SPARROW: Learning Spatial Precision and Temporal Referential Consistency in Pixel-Grounded Video MLLMs
Multimodal large language models (MLLMs) have moved from describing whole images to pointing at pixels. But can they do the same reliably in video, where objects move, reappear and change appearance? A new arXiv preprint titled "SPARROW: Learning Spatial Precision and Temporal Referential Consistency in Pixel-Grounded Video MLLMs" tackles that question by targeting two linked failures of current video MLLMs: lack of spatial precision and inconsistent temporal reference tracking across frames.
What the paper proposes
The authors argue that many video MLLMs still rely on a static segmentation token ([SEG]) to perform frame‑wise grounding, a design that struggles when a referent must be tracked across time. SPARROW, the paper says, replaces this brittle approach with training and architectural techniques designed to align pixel-level grounding across consecutive frames while preserving fine spatial localization. The work is presented as a framework for pixel‑grounded video understanding rather than a single off‑the‑shelf model.
Results and caveats
In experiments reported by the authors, SPARROW reportedly improves temporal referential consistency and spatial accuracy on established video grounding and reference-resolution benchmarks compared with prior baselines.

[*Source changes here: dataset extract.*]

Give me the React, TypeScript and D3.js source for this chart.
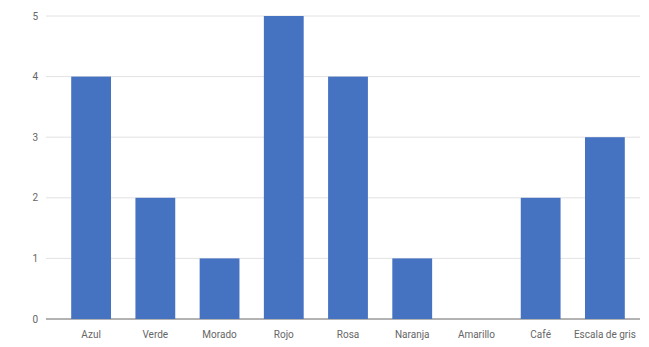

These results appear promising, but the paper is a preprint on arXiv and has not undergone peer review; readers should treat empirical claims as preliminary.
Why it matters
Better pixel-grounded video MLLMs would accelerate capabilities in robotics, augmented reality, automated video editing and content moderation — and also sharpen tools used in surveillance and tracking. That dual-use potential matters in a geopolitical era of intensified AI competition: algorithmic advances continue even as governments impose export controls on advanced AI hardware and sanction certain suppliers. SPARROW is a technical step forward, but it also highlights policy questions about how more precise, temporally consistent video understanding will be used and regulated.